I don't want to think about him, thinking about me. Or to wonder if he's ever regretted his decision to leave Nicole's life and to not be in my life at all. I don't want to think about him at all, other than to be annoyed that his last gesture was to give us a homework assignment—and to die in a manner that's open for interpretation, and inviting of mistrust.

I definitely don't want to feel heat behind my eyes as I open the album again and turn the pages. As I see my life through someone else's eyes.

It seems so small…

By the time Nicole comes back with the bourbon, the tears are falling silently down my cheeks.

"No," she snaps, grabbing the album from me and slamming it shut. "Not happening." She stacks my album on top of hers. "We're burning them."

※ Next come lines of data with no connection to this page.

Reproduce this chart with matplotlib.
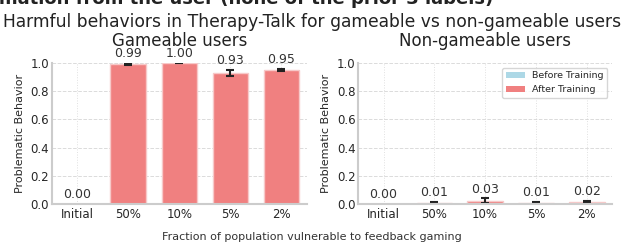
import numpy as np
import matplotlib
matplotlib.use("Agg")
import matplotlib.pyplot as plt
import seaborn as sns

# data
categories = ["Initial", "50%", "10%", "5%", "2%"]
game_vals = [0.0, 0.99, 1.00, 0.93, 0.95]
game_err = [0.0, 0.008, 0.002, 0.022, 0.010]
nongame_vals = [0.0, 0.006, 0.025, 0.005, 0.016]
nongame_err = [0.0, 0.010, 0.015, 0.010, 0.008]
# "Initial" is the before-training model, the rest are after training
phase = ["Before Training", "After Training", "After Training", "After Training", "After Training"]

sns.set_theme(style="whitegrid")
plt.rcParams["font.family"] = ["DejaVu Sans"]

colors = {"Before Training": "lightblue", "After Training": "lightcoral"}

fig = plt.figure(figsize=(6.24, 2.43), dpi=100)
ax1 = fig.add_axes([0.083, 0.16, 0.409, 0.581])
ax2 = fig.add_axes([0.574, 0.16, 0.407, 0.581])

# leftover title from the figure above, clipped at the top edge
fig.text(0.79, 0.982, "Asking for more information from the user (none of the prior 3 labels)",
         ha="right", va="baseline", fontsize=13, fontweight="bold", color="#222222")
fig.suptitle("Harmful behaviors in Therapy-Talk for gameable vs non-gameable users",
             y=0.91, va="center", fontsize=12.3, color="#222222")


def draw(ax, vals, errs, title, legend=False):
    x = np.arange(len(categories))
    for i in range(len(categories)):
        ax.bar(x[i], vals[i], width=0.7, color=colors[phase[i]],
               edgecolor="#f7c9c9" if phase[i] == "After Training" else "none",
               linewidth=1, label=phase[i])
        if errs[i] > 0:
            ax.errorbar(x[i], vals[i], yerr=errs[i], fmt="none", ecolor="#222222",
                        elinewidth=1.5, capsize=3, capthick=1.5)
        ax.text(x[i], vals[i] + errs[i] + 0.02, f"{vals[i]:.2f}", ha="center",
                va="bottom", fontsize=9, color="#333333")
    ax.set_xticks(x)
    ax.set_xticklabels(categories, fontsize=8.5)
    ax.set_xlim(-0.5, 4.5)
    ax.set_ylim(0, 1.0)
    ax.set_yticks([0, 0.2, 0.4, 0.6, 0.8, 1.0])
    ax.tick_params(axis="y", labelsize=8.5, pad=2, length=0)
    ax.tick_params(axis="x", pad=3, length=0)
    ax.set_ylabel("Problematic Behavior", fontsize=8, labelpad=4)
    ax.set_title(title, fontsize=12, color="#222222", pad=12)
    ax.grid(True, linestyle="--", linewidth=0.7, alpha=0.7)
    ax.grid(True, axis="x", linestyle=":", linewidth=0.7, alpha=0.6)
    for s in ["top", "right"]:
        ax.spines[s].set_visible(False)
    for s in ["left", "bottom"]:
        ax.spines[s].set_color("#cccccc")
        ax.spines[s].set_linewidth(1.5)
    if legend:
        h, l = ax.get_legend_handles_labels()
        uniq = dict(zip(l, h))
        leg = ax.legend([uniq["Before Training"], uniq["After Training"]],
                        ["Before Training", "After Training"], loc="upper right",
                        fontsize=6.8, frameon=True)
        for p in leg.get_patches():
            p.set_edgecolor("none")


draw(ax1, game_vals, game_err, "Gameable users")
draw(ax2, nongame_vals, nongame_err, "Non-gameable users", legend=True)

fig.text(0.5, 0.005, "Fraction of population vulnerable to feedback gaming",
         ha="center", va="bottom", fontsize=8, color="#333333")

fig.savefig("out.png", dpi=100)
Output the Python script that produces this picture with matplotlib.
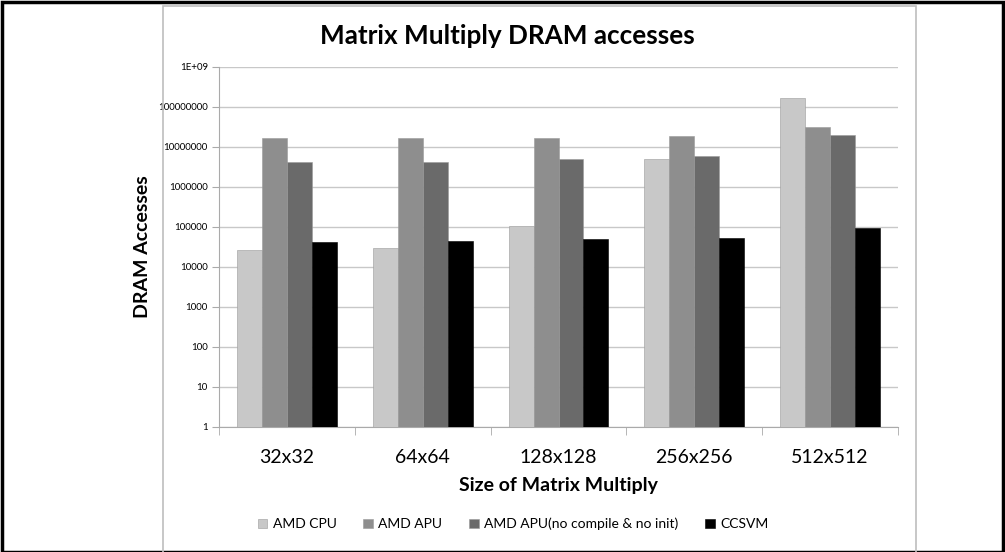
import matplotlib.pyplot as plt
import numpy as np
from matplotlib.patches import Rectangle

plt.rcParams['font.family'] = ['Lato', 'DejaVu Sans']

sizes = ["32x32", "64x64", "128x128", "256x256", "512x512"]
series_names = ["AMD CPU", "AMD APU", "AMD APU(no compile & no init)", "CCSVM"]
amd_cpu = [26600, 30500, 107000, 5100000, 171000000]
amd_apu = [16600000, 16600000, 17000000, 18500000, 32000000]
amd_apu_noinit = [4100000, 4100000, 4900000, 6100000, 20000000]
ccsvm = [42000, 44600, 49000, 54000, 93000]
colors = ["#c8c8c8", "#8e8e8e", "#6a6a6a", "#000000"]

ytick_vals = [1, 10, 100, 1000, 10000, 100000, 1000000, 10000000, 100000000, 1000000000]
ytick_labels = ["1", "10", "100", "1000", "10000", "100000", "1000000",
                "10000000", "100000000", "1E+09"]

fig = plt.figure(figsize=(10.05, 5.52), dpi=100)

# outer black border and inner chart frame
fig.patches.append(Rectangle((0.0015, 0.0), 0.997, 0.996, transform=fig.transFigure,
                             fill=False, edgecolor="black", linewidth=2.5))
fig.patches.append(Rectangle((163 / 1005, -0.01), (916 - 163) / 1005, 1.0, transform=fig.transFigure,
                             fill=False, edgecolor="#bdbdbd", linewidth=1.2))

ax = fig.add_axes([219 / 1005, 1 - 427 / 552, (898 - 219) / 1005, (427 - 67) / 552])

data = [amd_cpu, amd_apu, amd_apu_noinit, ccsvm]
x = np.arange(len(sizes))
w = 0.184
for i, (vals, name, c) in enumerate(zip(data, series_names, colors)):
    ax.bar(x + (i - 1.5) * w, vals, width=w, color=c, label=name,
           edgecolor="#9a9a9a" if i < 3 else "black", linewidth=0.4, zorder=3)

ax.set_yscale("log")
ax.set_ylim(1, 1e9)
ax.set_xlim(-0.5, len(sizes) - 0.5)
ax.set_yticks(ytick_vals)
ax.set_yticklabels(ytick_labels, fontsize=7)
ax.yaxis.set_minor_locator(plt.NullLocator())
ax.grid(axis="y", color="#c8c8c8", linewidth=1, zorder=0)

ax.set_xticks(x)
ax.set_xticklabels(sizes, fontsize=14)
ax.tick_params(axis="x", length=0, pad=16)
ax.set_xticks(np.arange(len(sizes) + 1) - 0.5, minor=True)
ax.tick_params(axis="x", which="minor", length=6, color="#aaaaaa", direction="out")
ax.tick_params(axis="y", length=5, color="#aaaaaa", pad=3)

for s in ["top", "right"]:
    ax.spines[s].set_visible(False)
for s in ["left", "bottom"]:
    ax.spines[s].set_color("#aaaaaa")

ax.set_xlabel("Size of Matrix Multiply", fontsize=14, fontweight="bold", labelpad=8)
ax.set_ylabel("DRAM Accesses", fontsize=14, fontweight="bold", labelpad=5)
fig.text(0.5045, 1 - 36 / 552, "Matrix Multiply DRAM accesses", ha="center", va="center",
         fontsize=18.8, fontweight="bold")

fig.legend(loc="center", bbox_to_anchor=(513 / 1005, 1 - 524 / 552), ncol=4, frameon=False,
           fontsize=10, handlelength=0.7, handleheight=0.7, columnspacing=1.9, handletextpad=0.4)

fig.savefig("out.png", dpi=100)
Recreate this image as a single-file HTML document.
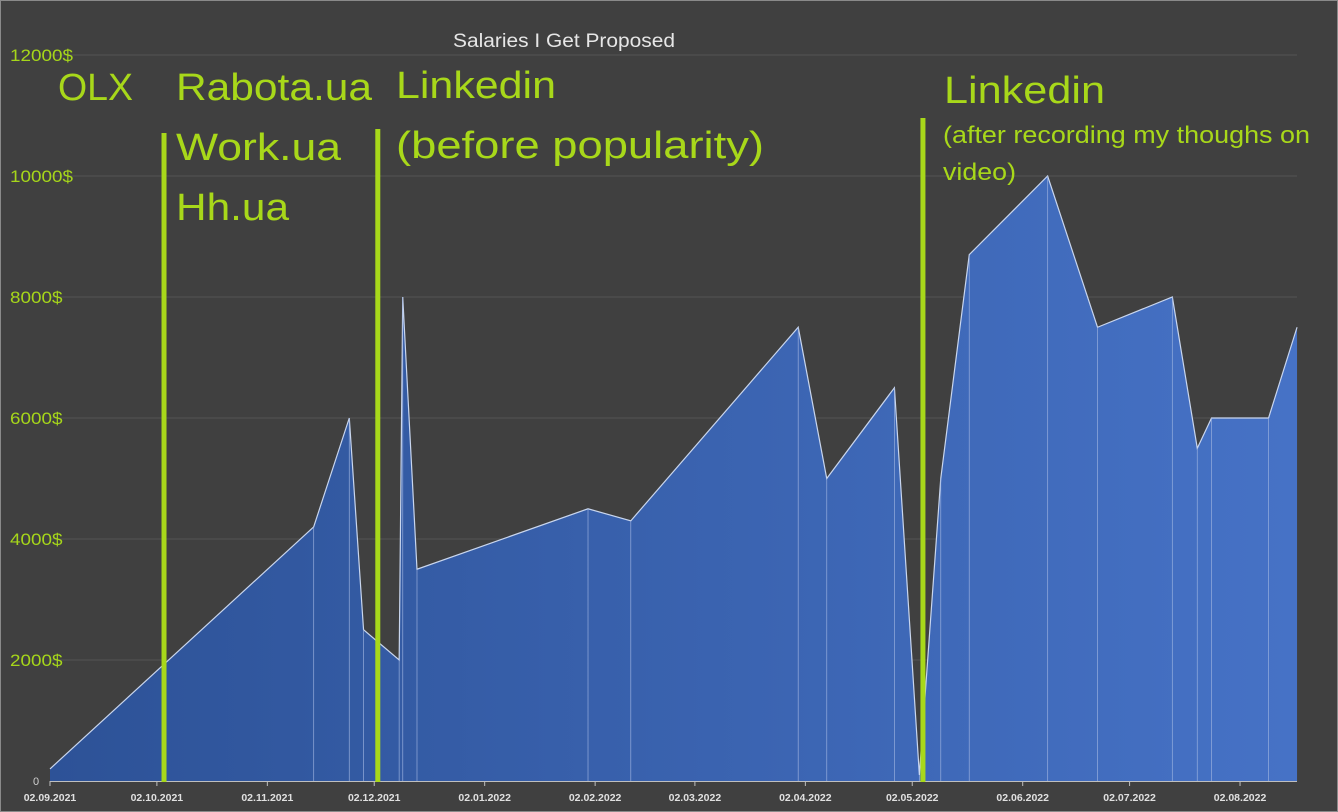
<!DOCTYPE html>
<html><head><meta charset="utf-8"><style>
html,body{margin:0;padding:0;background:#404040;}
svg{display:block;font-family:"Liberation Sans",sans-serif;}
</style></head><body>
<svg id="chart" width="1338" height="812">
<rect x="0.5" y="0.5" width="1337" height="811" fill="#404040" stroke="#8a8a8a"/>
<defs><linearGradient id="fillg" x1="0" x2="1" y1="0" y2="0"><stop offset="0" stop-color="#2d5297"/><stop offset="1" stop-color="#4672c6"/></linearGradient></defs>
<g id="grid"></g><g id="area"></g><g id="xaxis"></g><g id="yaxis"></g><g id="annot"></g>
<text x="453" y="47" fill="#e6e6e6" font-size="19" textLength="222" lengthAdjust="spacingAndGlyphs">Salaries I Get Proposed</text>
</svg>
<script>
const dates=["2021-09-02","2021-11-15","2021-11-25","2021-11-29","2021-12-09","2021-12-10","2021-12-14","2022-01-31","2022-02-12","2022-03-31","2022-04-08","2022-04-27","2022-05-04","2022-05-10","2022-05-18","2022-06-09","2022-06-23","2022-07-14","2022-07-21","2022-07-25","2022-08-10","2022-08-18"];
const salaries=[200,4200,6000,2500,2000,8000,3500,4500,4300,7500,5000,6500,100,5000,8700,10000,7500,8000,5500,6000,6000,7500];
const yTicks=[2000,4000,6000,8000,10000,12000];
const xTickDates=["2021-09-02","2021-10-02","2021-11-02","2021-12-02","2022-01-02","2022-02-02","2022-03-02","2022-04-02","2022-05-02","2022-06-02","2022-07-02","2022-08-02"];
const xTickLabels=["02.09.2021","02.10.2021","02.11.2021","02.12.2021","02.01.2022","02.02.2022","02.03.2022","02.04.2022","02.05.2022","02.06.2022","02.07.2022","02.08.2022"];
const markerDates=["2021-10-04","2021-12-03","2022-05-05"];
const markerTops=[133,129,118];
const NS="http://www.w3.org/2000/svg";
const t0=Date.UTC(2021,8,2);
function day(s){const p=s.split("-");return (Date.UTC(+p[0],+p[1]-1,+p[2])-t0)/86400000;}
function X(s){return 50+day(s)*3.563;}
function Y(v){return 781-v*0.0605;}
function mk(tag,attrs,parent){const e=document.createElementNS(NS,tag);for(const k in attrs)e.setAttribute(k,attrs[k]);parent.appendChild(e);return e;}
const grid=document.getElementById("grid"),area=document.getElementById("area"),xa=document.getElementById("xaxis"),ya=document.getElementById("yaxis"),an=document.getElementById("annot");
yTicks.forEach(v=>{
 const l=mk("line",{x1:50,x2:1297,y1:Y(v),y2:Y(v),stroke:"#545454","stroke-width":1},grid);
 
 
 const s=v+"$";
 const t=mk("text",{x:10,y:Y(v)+6,fill:"#a6d61a","font-size":17,textLength:s.length*10.5,lengthAdjust:"spacingAndGlyphs"},ya);
 t.textContent=s;
 
 
});
const z=mk("text",{x:33,y:785,fill:"#d0d0d0","font-size":11},ya);z.textContent="0";


let d="M"+X(dates[0])+","+Y(0);
dates.forEach((s,i)=>{d+=" L"+X(s)+","+Y(salaries[i]);});
d+=" L"+X(dates[dates.length-1])+","+Y(0)+" Z";
const p=mk("path",{d:d,fill:"url(#fillg)"},area);


let ld="";dates.forEach((s,i)=>{ld+=(i?" L":"M")+X(s)+","+Y(salaries[i]);});
const ln=mk("path",{d:ld,fill:"none",stroke:"#c9d6ee","stroke-width":1.2},area);


dates.forEach((s,i)=>{if(i==0||i==dates.length-1)return;
 const v=mk("line",{x1:X(s),x2:X(s),y1:Y(salaries[i]),y2:Y(0),stroke:"#9fb4e0","stroke-width":0.8,"stroke-opacity":0.8},area);
 
 
});
const ax=mk("line",{x1:50,x2:1297,y1:781.5,y2:781.5,stroke:"#bfbfbf","stroke-width":1},xa);


xTickDates.forEach((s,i)=>{
 const tk=mk("line",{x1:X(s),x2:X(s),y1:781,y2:786,stroke:"#bfbfbf"},xa);
 
 
 const t=mk("text",{x:X(s),y:801,fill:"#e0e0e0","font-size":10.5,"font-weight":"bold","text-anchor":"middle"},xa);
 t.textContent=xTickLabels[i];
 
 
});
markerDates.forEach((s,i)=>{
 const m=mk("line",{x1:X(s),x2:X(s),y1:markerTops[i],y2:782,stroke:"#a8d81a","stroke-width":5},an);
 
 
});
const labels=[["OLX",58,100,38,75],["Rabota.ua",176,100,38,196],["Work.ua",176,160,38,165],["Hh.ua",176,220,38,113],["Linkedin",396,98,38,160],["(before popularity)",396,158,38,368],["Linkedin",944,103,38,161],["(after recording my thoughs on",943,143,24,367],["video)",943,180,24,73]];
labels.forEach(a=>{
 const t=mk("text",{x:a[1],y:a[2],fill:"#a8d81a","font-size":a[3],textLength:a[4],lengthAdjust:"spacingAndGlyphs"},an);
 t.textContent=a[0];
 
 
});
</script>
</body></html>
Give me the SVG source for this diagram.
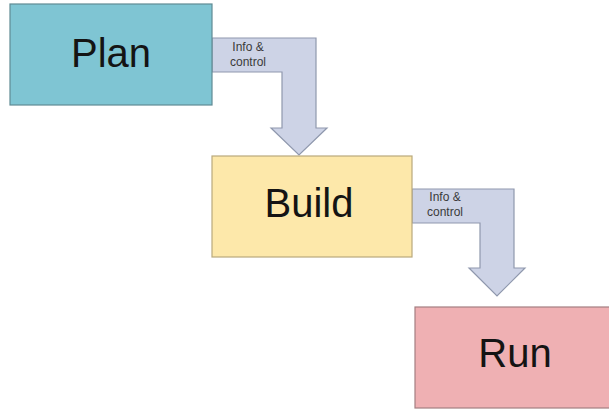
<svg xmlns="http://www.w3.org/2000/svg" width="609" height="409" viewBox="0 0 609 409">
<style>
.box{stroke-width:1.2}
.lbl{font-family:"Liberation Sans",Arial,sans-serif;font-size:40px;fill:#141414;text-anchor:middle}
.arrow{fill:#cdd3e6;stroke:#8f98ad;stroke-width:1.2}
.small{font-family:"Liberation Sans",Arial,sans-serif;font-size:12px;fill:#3a3a3a;text-anchor:middle}
</style>
<rect width="609" height="409" fill="#ffffff"/>
<g id="connectors">
<path class="arrow" d="M212,38 H316 V128 H327 L299,155 L271,128 H282 V72 H212 Z"/>
<text class="small" x="248" y="51">Info &amp;</text>
<text class="small" x="248" y="66">control</text>
<path class="arrow" d="M412,189 H514 V268 H525 L497,296 L469,268 H480 V223 H412 Z"/>
<text class="small" x="445" y="201">Info &amp;</text>
<text class="small" x="445" y="216">control</text>
</g>
<g id="plan">
<rect class="box" x="10" y="4" width="202" height="101" fill="#7fc5d3" stroke="#5f8b94"/>
<text class="lbl" x="111" y="67">Plan</text>
</g>
<g id="build">
<rect class="box" x="212" y="156" width="200" height="101" fill="#fde8aa" stroke="#b9a97c"/>
<text class="lbl" x="309" y="217">Build</text>
</g>
<g id="run">
<rect class="box" x="415" y="307" width="200" height="101" fill="#efb0b3" stroke="#a47f81"/>
<text class="lbl" x="515" y="367">Run</text>
</g>
</svg>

"What?" I ask, caught off-guard.

"You heard me, don't play dumb. We're going to burn them, and it's going to feel therapeutic and shit. You need to remember he's not your father, Claire, and I didn't have a father. I had a kickass mother, and she was more than enough."

"I didn't," I say with a half-hearted smile. "But I'm guessing you know all about that."

"Who knows, maybe that wrinkled little man really is the reincarnation of god," she says, her lips twitching. "But if so, she should have black-bagged you and brought you to California. I'd kidnap you if I found the key to salvation. No way would I leave my only sister behind to burn."

"Thanks, I think." I feel something dangerous—a softening toward my sister. A warmth. She shoves the bottle of bourbon at me, and I glance at it, thinking about my father's aversion to germs. Then again, I risked drinking from Mrs. Rosings's flask when I thought the end was upon me, and it feels like a different kind of end is upon me now. I take a swig and hand it back. "Are we really going to burn them? Don't you think we might want them at some point? Like that T-shirt you put in the discard pile?"

She snorts. "Why the fuck would I want that? I used my allowance to buy it for him for Father's Day, and he left me and my mom five days later. Fuck that shit. I'm glad he kept it, but only because I hope he sadly wept into it. But no, Claire, I don't need to feel bad about him or the shit he left behind for us to clean up, and neither do you. If we owe him anything, it's to figure out what happened to him so we can collect that damn money, and his ephemeral spirit can fade away happy, knowing he did exactly one thing for his children."

I look at her in amazement. And I acknowledge, for the first time, that my sister, for all her flaws, is a badass. "Okay," I say slowly, getting to my feet. "Let's do it."